Commons to vote on Brexit deal and history unlikely to be kind to this Comedy of Errors
Time, relentless, inescapable time, eventually offers a perspective that can withstand the most one-eyed hijacking of how the past is recorded and offered as a roadmap to the future.
Events and proposals that once seemed plausible, like the 1960s advice to hide under a table in the event of a Red Commie nuclear attack, can seem more comic than real — or at least that may be how we try to shrug off the stupidities of the past in the hope (usually forlorn) that we are not as naive in how we confront our own challenges.
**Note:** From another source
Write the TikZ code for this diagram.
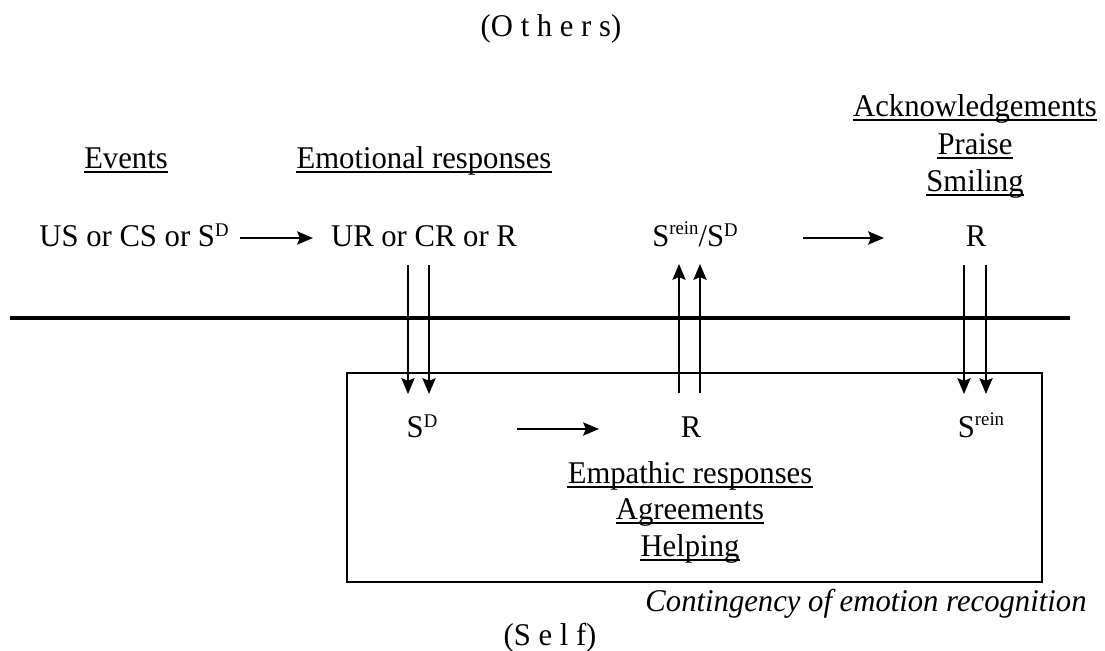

Just as James Shirley, nearly 400 years ago, recognised that mortality is blind — Sceptre and Crown, Must tumble down, And in the dust be equal made, With the poor crookèd scythe and spade — good, useful history is blind. This week, unless something totally unexpected happens, British Prime Minister Theresa May must tumble down and in the dust be abject made. The Commons votes tomorrow on a blueprint for Britain’s divorce from the EU and unless something extraordinary happens her proposal will be rejected with the kind of gusto that comes from a place far beyond rational thought. This rejection is anticipated despite the absence of an alternative or the fact that the deal represents a technical step and salient details on Euro/Anglo relationships are not finalised.
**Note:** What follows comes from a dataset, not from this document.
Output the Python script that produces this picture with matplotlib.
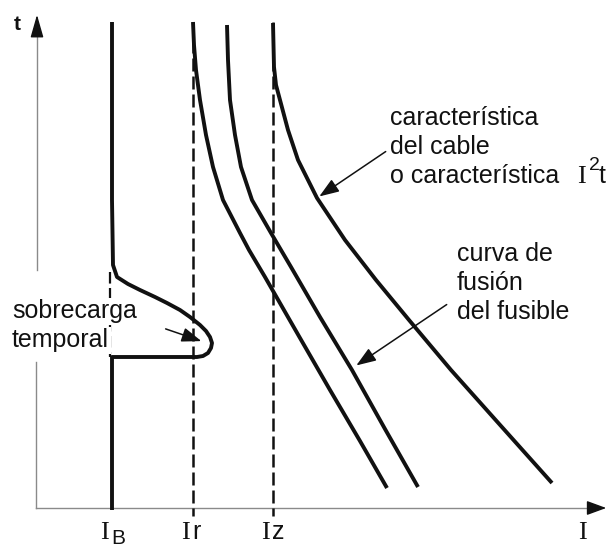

Already the vultures — there are many — are circling. Yesterday Mrs May’s former work and pensions secretary Esther McVey said it would be “very difficult” for Mrs May to continue as prime minister if she failed to renegotiate the deal. McVey declined to rule out running for the Downing Street job “should a vacancy arise.” She also suggested that Britain should not pay the €43 billion divorce bill, and if Mrs May could not renegotiate that bill or the backstop then Britain should go for a no-deal Brexit.
Her no-deal harrumphing seems utterly reckless in the face of the near-universal understanding that such a collapse would have an unprecedentedly negative impact on Britain’s economy and especially in deindustrialised constituencies — Britain’s Rust Belt — that voted “Leave”. The collateral damage caused by a no-deal divorce, especially to an economy like ours, seems of no consequence to those waving the no-deal big stick even though that stick is more a sword of Damocles.
But at least her argument is not as offensive as the proposal from Priti Patel, another former member of Mrs May’s cabinet. Ms Patel suggested using the prospect food shortages in Ireland to secure a better deal.

Ms Patel, who eventually squirmed and insisted she had been misunderstood, may have forgotten, that the last time Britain tried a starve-and-subjugate policy here that policy became a catalyst for our independence.
This week’s events will be the mixture of froth and substance that precede change. Despite the drama, despite the huge but transient significance our grandchildren will judge this staggering as we judge the hide-under-the-table advice.
How much better their world might be if the energy wasted on Brexit was focussed on averting climate change, famine in Yemen, data-grabbing, tax-shy multinationals or deepening inequality.
Sadly, it seems part of the human condition that we are all bit players in a never-ending Comedy of Errors.